Many assume that the entirety of Metro Manila is the same. But living in the part of the region that isn't either an urban metropolis or a poverty documentary hotspot, the sorts of places you get in a lifestyle magazine are a ways (and means) from me. Funny then that I start like this when I'm just going to do a quick update on a dental visit.
Manila is a city that's grown on itself as time passes, and it shows with its old buildings still standing aloft the new ones being made next to them. Residents live amongst pieces of history as they carve their own in this place that has been messy even before Legazpi staked his claim.
Last January 20, my family paid a visit to a dentist who's more or less family (they're second cousins). The car trip involves a transition from the loud and modern bustle of Quezon City to the aged streets of Manila, stuck in time yet it moves along.
We arrived at the office over at Lacson Avenue, which is just a walk from my university. The place itself looks like a living room that someone rearranged into a dental clinic. The front lobby is about 2 feet by 5 feet large with a TV next to a fridge. Separated by glass is the clinic proper, inside is a desk and two chairs, one awfully close to the door. There is air conditioning but it's hard to notice. I had some time to kill before my turn so I did a bit of a stroll to the old road where I'd get a bit to eat in my college days, Dapitan Street.

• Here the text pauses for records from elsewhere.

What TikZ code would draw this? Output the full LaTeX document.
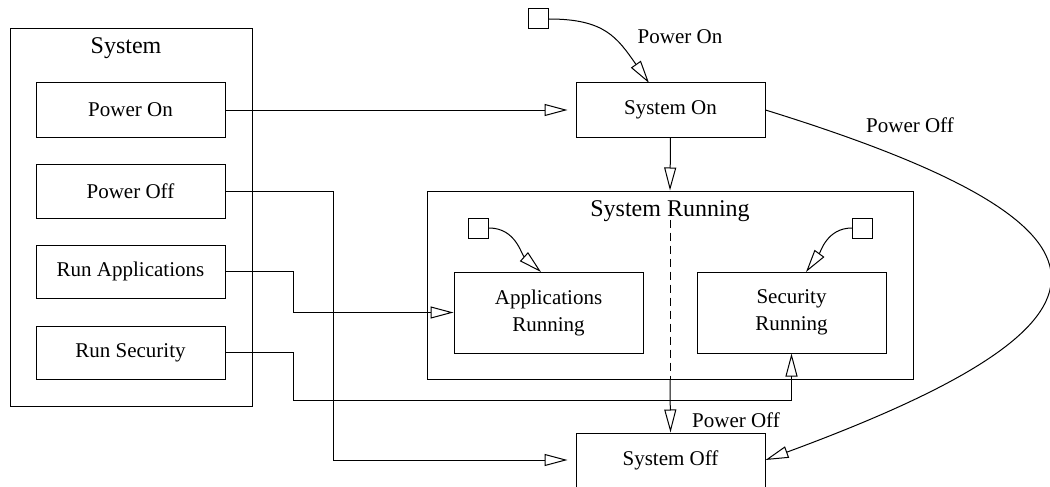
\documentclass[tikz,border=0pt]{standalone}
\usepackage{fontspec}
\setmainfont{Liberation Serif}
\usetikzlibrary{arrows.meta}
\begin{document}
\begin{tikzpicture}[x=1pt,y=-1pt,
  every node/.style={font=\fontsize{21}{27}\selectfont},
  box/.style={draw,line width=1pt,rectangle,inner sep=0pt,align=center},
  smallbox/.style={box,minimum width=189pt,minimum height=54pt},
  initbox/.style={draw,line width=1pt,rectangle,inner sep=0pt,minimum width=20pt,minimum height=20pt},
  conn/.style={line width=1pt},
  arr/.style={conn,-{Triangle[open,length=23pt,width=12pt,line width=1pt]}},
  lbl/.style={inner sep=0pt},
  titlelbl/.style={inner sep=0pt,font=\fontsize{24}{28}\selectfont}]
\useasboundingbox (0,0) rectangle (1050,487);
% left system box
\node[box,minimum width=242pt,minimum height=377pt] (sys) at (131,217.5) {};
\node[titlelbl] (systitle) at (126,48) {System};
\node[smallbox] (pon) at (130.5,110) {Power On};
\node[smallbox] (poff) at (130.5,191) {Power Off};
\node[smallbox,minimum height=53pt] (runapp) at (130.5,271.5) {Run Applications};
\node[smallbox,minimum height=53pt] (runsec) at (130.5,352.5) {Run Security};
% states
\node[smallbox] (son) at (670.5,110) {System On};
\node[box,minimum width=486pt,minimum height=188pt] (srun) at (670,285) {};
\node[titlelbl] (srtitle) at (670,211) {System Running};
\node[smallbox,minimum height=81pt] (apprun) at (548.5,312.5) {Applications\\Running};
\node[smallbox,minimum height=81pt] (secrun) at (791.5,312.5) {Security\\Running};
\node[smallbox] (soff) at (670.5,460) {System Off};
% initial pseudo states
\node[initbox] (i1) at (538.5,19) {};
\node[initbox] (i2) at (478.5,228) {};
\node[initbox] (i3) at (862.5,228) {};
% labels
\node[lbl] (lpon) at (680,37) {Power On};
\node[lbl] (lpoff1) at (910,125) {Power Off};
\node[lbl] (lpoff2) at (736,420) {Power Off};
% connectors
\draw[arr,shorten >=8pt] (pon.east) -- (son.west);
\draw[arr,shorten >=8pt] (poff.east) -- ++(108,0) |- (soff.west);
\draw[arr] (runapp.east) -- ++(68,0) |- (apprun.west);
\draw[arr] (runsec.east) -- ++(68,0) -- ++(0,47.5) -| (secrun.south);
\draw[arr] (son.south) -- (srun.north);
\draw[conn,dash pattern=on 8pt off 5pt] ([yshift=2pt]srtitle.south) -- (srun.south);
\draw[arr] (srun.south) -- (soff.north);
\draw[arr] (son.east) .. controls (1143,227) and (1143,321) .. (soff.east);
\draw[arr] (i1.east) to[out=0,in=125,looseness=1.2] (649,83);
\draw[arr] (i2.east) to[out=0,in=138] (541,272);
\draw[arr] (i3.west) to[out=180,in=54] (806,272);
\end{tikzpicture}
\end{document}
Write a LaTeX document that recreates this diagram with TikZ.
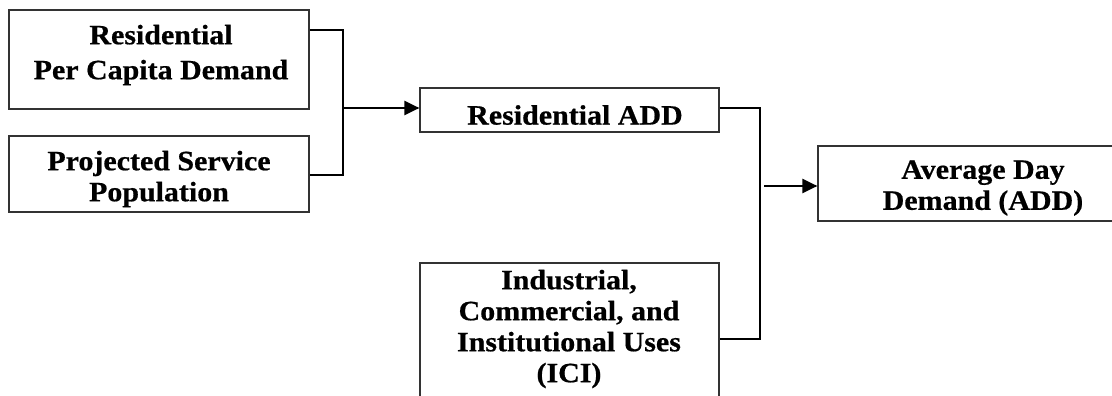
\documentclass[tikz,border=0pt]{standalone}
\usepackage{fontspec}
\setmainfont{Liberation Serif}[FakeStretch=1.07, BoldFeatures={FakeStretch=1.07, FakeBold=0.6}]
\usetikzlibrary{arrows.meta}
\begin{document}
\begin{tikzpicture}[x=1pt,y=-1pt,
  box/.style={draw=black!80, line width=1.2pt, inner sep=0pt},
  txt/.style={align=center, font=\bfseries\fontsize{28}{31}\selectfont, inner sep=0pt},
  conn/.style={line width=2.4pt, line join=miter},
  arr/.style={conn,-{Triangle[length=15pt,width=14pt]}}]
\useasboundingbox (0,0) rectangle (1112,396);
\clip (0,0) rectangle (1112,396);
% boxes
\node[box, minimum width=300pt, minimum height=99pt] (rpc) at (159,59.5) {};
\node[txt, font=\bfseries\fontsize{28}{35}\selectfont] (rpct) at (161,55) {Residential\\Per Capita Demand};
\node[box, minimum width=300pt, minimum height=76pt] (pop) at (159,174) {};
\node[txt] (popt) at (159,179) {Projected Service\\Population};
\node[box, minimum width=299pt, minimum height=44pt] (radd) at (569.5,110) {};
\node[txt] (raddt) at (575,115) {Residential ADD};
\node[box, minimum width=299pt, minimum height=137pt] (ici) at (569.5,331.5) {};
\node[txt] (icit) at (569,329) {Industrial,\\Commercial, and\\Institutional Uses\\(ICI)};
\node[box, minimum width=332pt, minimum height=75pt] (add) at (984,183.5) {};
\node[txt] (addt) at (983,188) {Average Day\\Demand (ADD)};
% junctions
\coordinate (j1top) at (343,30);
\coordinate (j1bot) at (343,175);
\coordinate (j1) at (343,108);
\coordinate (j2top) at (760,108);
\coordinate (j2bot) at (760,339);
\coordinate (j2) at (764,186);
% connectors
\draw[conn] (rpc.east |- j1top) -- (j1top) -- (j1bot) -- (pop.east |- j1bot);
\draw[arr] (j1) -- (radd.west |- j1);
\draw[conn] (radd.east |- j2top) -- (j2top) -- (j2bot) -- (ici.east |- j2bot);
\draw[arr] (j2) -- (add.west |- j2);
\end{tikzpicture}
\end{document}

Some of the old buildings still stand, but there were new faces made and old faces being torn down, the area around the university still prone to change as ever.
I had no time to enter the university proper but the differences in the street I regularly walked for years from a decade ago and now are noticeable.
As for my teeth, I had a cleaning and a rather deep filling, there will be a return visit, maybe I'll actually jot down something for another piece; our attempt at trying out a famous eatery ended on a closed shop.